#### [WORK REQUIRED]
Extract only the lines running from the top of the entries to the line that holds "yticks = [0, 5000, 10000, 15000, 20000, 25000, 30000, 35000]". Include that line and omit the pictures.

Charts and diagrams as code
--------------------

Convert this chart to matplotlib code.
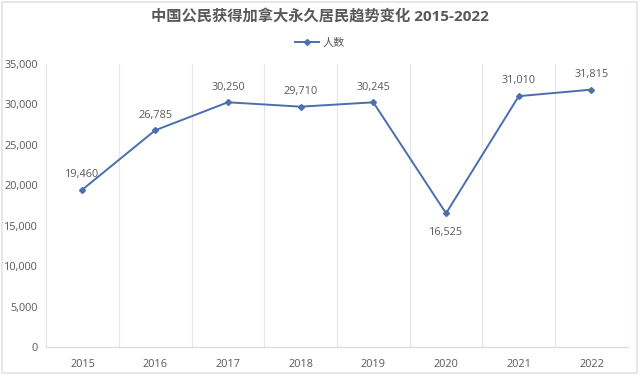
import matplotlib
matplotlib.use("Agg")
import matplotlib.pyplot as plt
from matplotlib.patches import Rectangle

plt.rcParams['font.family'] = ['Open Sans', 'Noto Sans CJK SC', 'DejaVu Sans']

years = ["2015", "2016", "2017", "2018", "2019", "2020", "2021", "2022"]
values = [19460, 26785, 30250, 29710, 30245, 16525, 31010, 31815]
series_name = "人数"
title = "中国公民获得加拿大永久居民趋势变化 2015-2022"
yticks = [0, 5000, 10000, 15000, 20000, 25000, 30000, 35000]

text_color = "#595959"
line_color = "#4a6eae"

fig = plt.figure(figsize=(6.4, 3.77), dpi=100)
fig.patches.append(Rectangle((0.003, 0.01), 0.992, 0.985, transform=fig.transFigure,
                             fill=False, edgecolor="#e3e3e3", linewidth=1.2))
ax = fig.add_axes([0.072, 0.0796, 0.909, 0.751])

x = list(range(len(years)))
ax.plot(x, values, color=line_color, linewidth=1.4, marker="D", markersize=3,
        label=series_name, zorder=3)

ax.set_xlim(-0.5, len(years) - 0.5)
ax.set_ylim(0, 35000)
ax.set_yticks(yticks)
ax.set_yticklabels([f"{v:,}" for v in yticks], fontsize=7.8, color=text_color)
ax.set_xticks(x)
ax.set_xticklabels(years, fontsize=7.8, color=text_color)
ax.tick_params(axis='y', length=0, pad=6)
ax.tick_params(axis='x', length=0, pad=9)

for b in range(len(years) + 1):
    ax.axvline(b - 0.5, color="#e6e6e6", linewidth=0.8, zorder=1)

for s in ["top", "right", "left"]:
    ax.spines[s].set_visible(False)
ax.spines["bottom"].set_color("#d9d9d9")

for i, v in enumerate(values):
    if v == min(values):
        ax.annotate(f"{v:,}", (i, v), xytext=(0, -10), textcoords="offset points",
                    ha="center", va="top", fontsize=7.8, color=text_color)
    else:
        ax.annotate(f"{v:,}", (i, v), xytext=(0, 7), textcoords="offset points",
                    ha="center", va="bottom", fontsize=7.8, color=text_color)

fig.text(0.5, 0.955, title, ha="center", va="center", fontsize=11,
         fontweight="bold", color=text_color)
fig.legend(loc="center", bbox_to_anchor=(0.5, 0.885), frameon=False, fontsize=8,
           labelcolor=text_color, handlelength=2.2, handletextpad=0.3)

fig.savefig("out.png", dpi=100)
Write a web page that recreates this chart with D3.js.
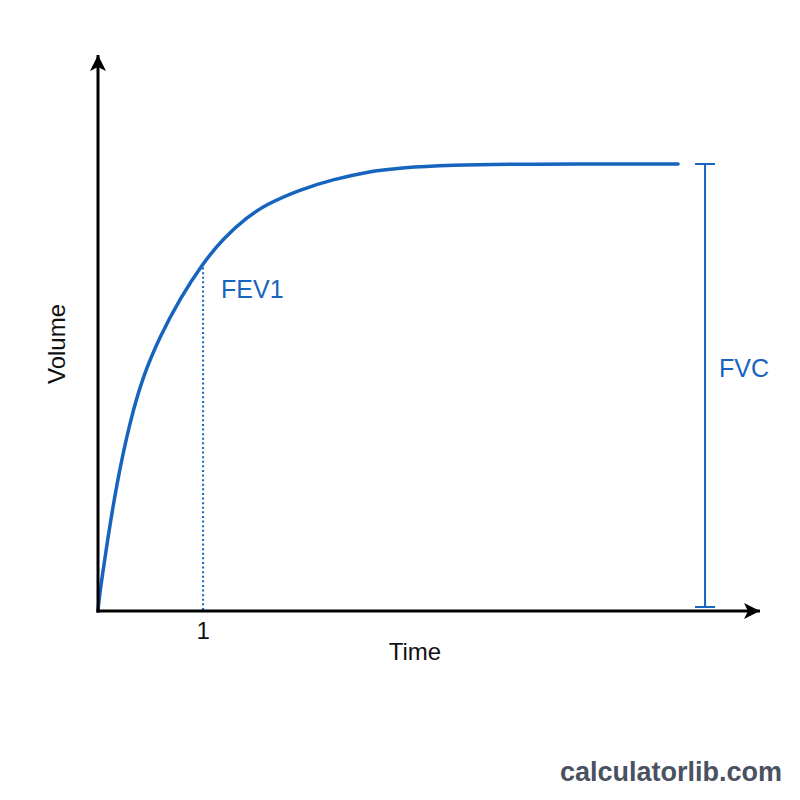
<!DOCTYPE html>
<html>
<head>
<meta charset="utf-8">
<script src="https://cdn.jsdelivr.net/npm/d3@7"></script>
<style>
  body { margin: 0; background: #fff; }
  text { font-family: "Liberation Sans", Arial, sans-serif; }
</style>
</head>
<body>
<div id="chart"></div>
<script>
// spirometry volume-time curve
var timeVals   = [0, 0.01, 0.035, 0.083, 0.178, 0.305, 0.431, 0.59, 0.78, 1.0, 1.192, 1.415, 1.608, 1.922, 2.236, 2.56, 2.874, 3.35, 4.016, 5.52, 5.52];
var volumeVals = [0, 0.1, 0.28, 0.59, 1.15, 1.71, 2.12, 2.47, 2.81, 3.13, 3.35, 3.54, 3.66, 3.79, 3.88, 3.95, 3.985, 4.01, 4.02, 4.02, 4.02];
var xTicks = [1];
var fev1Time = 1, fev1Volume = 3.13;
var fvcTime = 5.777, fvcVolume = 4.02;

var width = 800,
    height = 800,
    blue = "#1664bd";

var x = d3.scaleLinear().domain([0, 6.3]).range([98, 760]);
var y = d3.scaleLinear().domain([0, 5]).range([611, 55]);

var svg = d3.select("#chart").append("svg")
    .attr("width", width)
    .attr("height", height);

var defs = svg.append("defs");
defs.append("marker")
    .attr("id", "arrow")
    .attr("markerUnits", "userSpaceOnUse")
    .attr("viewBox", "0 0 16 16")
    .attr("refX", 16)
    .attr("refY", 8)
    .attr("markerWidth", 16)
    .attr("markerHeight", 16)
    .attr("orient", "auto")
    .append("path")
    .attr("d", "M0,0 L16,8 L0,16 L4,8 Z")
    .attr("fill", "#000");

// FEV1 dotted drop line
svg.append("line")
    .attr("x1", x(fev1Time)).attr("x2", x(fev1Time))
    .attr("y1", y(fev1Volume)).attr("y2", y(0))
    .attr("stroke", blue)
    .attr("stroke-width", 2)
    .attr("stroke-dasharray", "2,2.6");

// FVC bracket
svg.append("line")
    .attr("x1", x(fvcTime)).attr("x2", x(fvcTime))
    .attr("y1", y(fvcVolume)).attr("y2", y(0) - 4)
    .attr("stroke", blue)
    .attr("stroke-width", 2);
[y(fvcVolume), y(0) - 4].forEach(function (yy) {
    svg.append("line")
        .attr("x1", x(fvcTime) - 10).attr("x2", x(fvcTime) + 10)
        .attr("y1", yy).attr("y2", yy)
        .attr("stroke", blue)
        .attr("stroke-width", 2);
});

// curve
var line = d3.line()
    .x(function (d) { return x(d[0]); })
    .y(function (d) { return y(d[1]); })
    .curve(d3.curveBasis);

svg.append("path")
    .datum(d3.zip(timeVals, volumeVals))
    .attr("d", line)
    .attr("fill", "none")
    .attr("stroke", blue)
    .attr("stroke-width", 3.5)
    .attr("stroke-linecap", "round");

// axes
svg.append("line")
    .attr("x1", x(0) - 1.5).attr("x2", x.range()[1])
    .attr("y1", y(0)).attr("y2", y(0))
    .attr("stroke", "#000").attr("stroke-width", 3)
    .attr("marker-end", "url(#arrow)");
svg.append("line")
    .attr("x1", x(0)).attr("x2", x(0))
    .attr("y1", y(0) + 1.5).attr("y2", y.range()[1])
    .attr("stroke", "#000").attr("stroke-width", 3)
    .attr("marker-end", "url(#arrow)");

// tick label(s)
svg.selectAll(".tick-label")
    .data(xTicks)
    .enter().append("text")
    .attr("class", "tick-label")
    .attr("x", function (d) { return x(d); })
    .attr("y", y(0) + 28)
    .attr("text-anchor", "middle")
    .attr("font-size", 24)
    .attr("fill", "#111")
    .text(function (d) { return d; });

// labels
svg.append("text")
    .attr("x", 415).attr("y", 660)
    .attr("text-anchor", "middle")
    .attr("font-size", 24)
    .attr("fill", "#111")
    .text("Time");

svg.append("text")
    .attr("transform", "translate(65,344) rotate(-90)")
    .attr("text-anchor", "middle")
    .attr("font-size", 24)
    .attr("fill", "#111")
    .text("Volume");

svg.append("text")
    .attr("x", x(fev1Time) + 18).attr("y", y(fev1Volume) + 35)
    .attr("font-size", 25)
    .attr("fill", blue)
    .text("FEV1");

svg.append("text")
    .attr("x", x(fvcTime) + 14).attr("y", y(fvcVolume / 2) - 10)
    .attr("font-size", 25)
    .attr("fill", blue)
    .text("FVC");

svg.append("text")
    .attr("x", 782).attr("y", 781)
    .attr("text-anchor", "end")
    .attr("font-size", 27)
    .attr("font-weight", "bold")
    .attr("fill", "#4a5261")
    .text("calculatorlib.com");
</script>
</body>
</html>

--------------------

#### [WORKED ANSWER]
Convert this chart to matplotlib code.
import matplotlib
matplotlib.use("Agg")
import matplotlib.pyplot as plt
from matplotlib.patches import Rectangle

plt.rcParams['font.family'] = ['Open Sans', 'Noto Sans CJK SC', 'DejaVu Sans']

years = ["2015", "2016", "2017", "2018", "2019", "2020", "2021", "2022"]
values = [19460, 26785, 30250, 29710, 30245, 16525, 31010, 31815]
series_name = "人数"
title = "中国公民获得加拿大永久居民趋势变化 2015-2022"
yticks = [0, 5000, 10000, 15000, 20000, 25000, 30000, 35000]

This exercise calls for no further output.